Пит смотрит на меня сверху вниз. От чего-то, он без прежней ситцевой рубашки, а вокруг его бедер обмотано полотенце. Песчаные волосы взъерошены и покрыты гелем – нет, не гелем, водой. Свет мерцающих фонарей за окном отбрасывают на его тело слабые тени. Широкие плечи, те самые мягкие и нежные пальцы рук, рельефный пресс, линия изгиба ключиц. Я задыхаюсь и отворачиваюсь. Не для меня – для неё.
– Что ты тут делаешь? – без тени злобы спрашивает он.
– Я подумала, ты ушел.
– Так и было, после того, как ты исчезла.
– Я … не могла уснуть, – запинаясь, говорю я.
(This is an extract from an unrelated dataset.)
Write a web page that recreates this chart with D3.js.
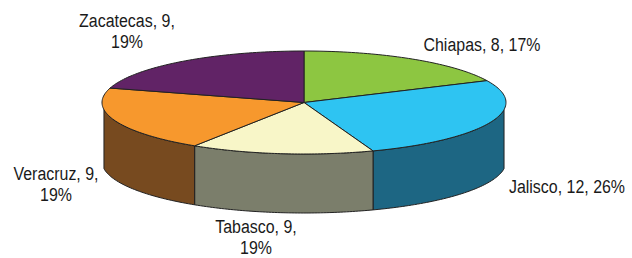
<!DOCTYPE html>
<html><head><meta charset="utf-8">
<script src="https://cdn.jsdelivr.net/npm/d3@7"></script>
<style>html,body{margin:0;padding:0;background:#fff;}svg{display:block;}</style>
</head><body>
<svg id="chart" width="632" height="258"></svg>
<script>
const categories = ["Chiapas", "Jalisco", "Tabasco", "Veracruz", "Zacatecas"];
const values = [8, 12, 9, 9, 9];
const percentLabels = ["17%", "26%", "19%", "19%", "19%"];
const topColors = ["#8dc641", "#2ec4f2", "#f8f6c8", "#f7982d", "#612366"];
const sideColors = ["#5d8a2a", "#1d6683", "#7b7e6b", "#774a1f", "#3f1742"];
const labelLines = [
  [categories[0] + ", " + values[0] + ", " + percentLabels[0]],
  [categories[1] + ", " + values[1] + ", " + percentLabels[1]],
  [categories[2] + ", " + values[2] + ",", percentLabels[2]],
  [categories[3] + ", " + values[3] + ",", percentLabels[3]],
  [categories[4] + ", " + values[4] + ",", percentLabels[4]]
];
const labelPos = [[482, 51], [567, 193], [256, 233], [56, 180], [127, 27]];

const svg = d3.select("#chart");
const cx = 304, cy = 102.5, rx = 202, ry = 51.5, depth = 59;
const pie = d3.pie().sort(null).value(d => d)(values);

// slight perspective-like warp of the projected angle
const K = 8 * Math.PI / 180;
function warp(a) { return a + K * Math.sin(a) * (1 - Math.cos(a)); }
function pt(a, dy) { const w = warp(a); return [cx + rx * Math.sin(w), cy - ry * Math.cos(w) + (dy || 0)]; }
function arcPts(a0, a1, dy) {
  const n = Math.max(2, Math.ceil(Math.abs(a1 - a0) / 0.02));
  const out = [];
  for (let i = 0; i <= n; i++) out.push(pt(a0 + (a1 - a0) * i / n, dy));
  return out;
}
const line = d3.line();

// side walls (front half: angles between PI/2 and 3PI/2)
const sides = svg.append("g");
pie.forEach((d, i) => {
  const s = Math.max(d.startAngle, Math.PI / 2), e = Math.min(d.endAngle, 3 * Math.PI / 2);
  if (e <= s) return;
  const topArc = arcPts(s, e, 0);
  const botArc = arcPts(e, s, depth);
  sides.append("path").attr("d", line(topArc.concat(botArc)) + "Z")
    .attr("fill", sideColors[i]).attr("stroke", "#222").attr("stroke-width", 1)
    .attr("stroke-linejoin", "round");
});

// tops
const tops = svg.append("g");
pie.forEach((d, i) => {
  const pts = [[cx, cy]].concat(arcPts(d.startAngle, d.endAngle, 0));
  tops.append("path").attr("d", line(pts) + "Z")
    .attr("fill", topColors[i]).attr("stroke", "#222").attr("stroke-width", 1)
    .attr("stroke-linejoin", "round");
});

// labels (slightly condensed)
const sx = 0.84;
const lg = svg.append("g").attr("transform", `scale(${sx},1)`)
  .attr("font-family", "Liberation Sans, Arial, sans-serif")
  .attr("font-size", 19).attr("fill", "#1a1a1a").attr("text-anchor", "middle");
labelLines.forEach((lines, i) => {
  const t = lg.append("text").attr("x", labelPos[i][0] / sx).attr("y", labelPos[i][1]);
  lines.forEach((l, j) => {
    t.append("tspan").attr("x", labelPos[i][0] / sx).attr("dy", j === 0 ? 0 : 21.5).text(l);
  });
});
</script>
</body></html>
– Кошмары? Почему ты не разбудила меня?
– Пит, я знаю правду, – обрываю я.
Он должен знать, что его чувства к Хейвен для меня не секрет. Должен знать, что я не желаю делить с ним кровать, если он уходит к ней.
– Правду?
– Насчет тебя и Хейвен.
Я поднимаю на него глаза и замечаю, как шокирован мой напарник. Шокирован, но не удивлен. Эта мысль для него не кажется абсурдной.
– Китнисс…
– Когда ты хотел сказать мне?
– Я неуверен, что должен был, – виновато отвечает он.
– Должен был?! Это просто аморально, Пит! – вскрикиваю я, – Это…неправильно!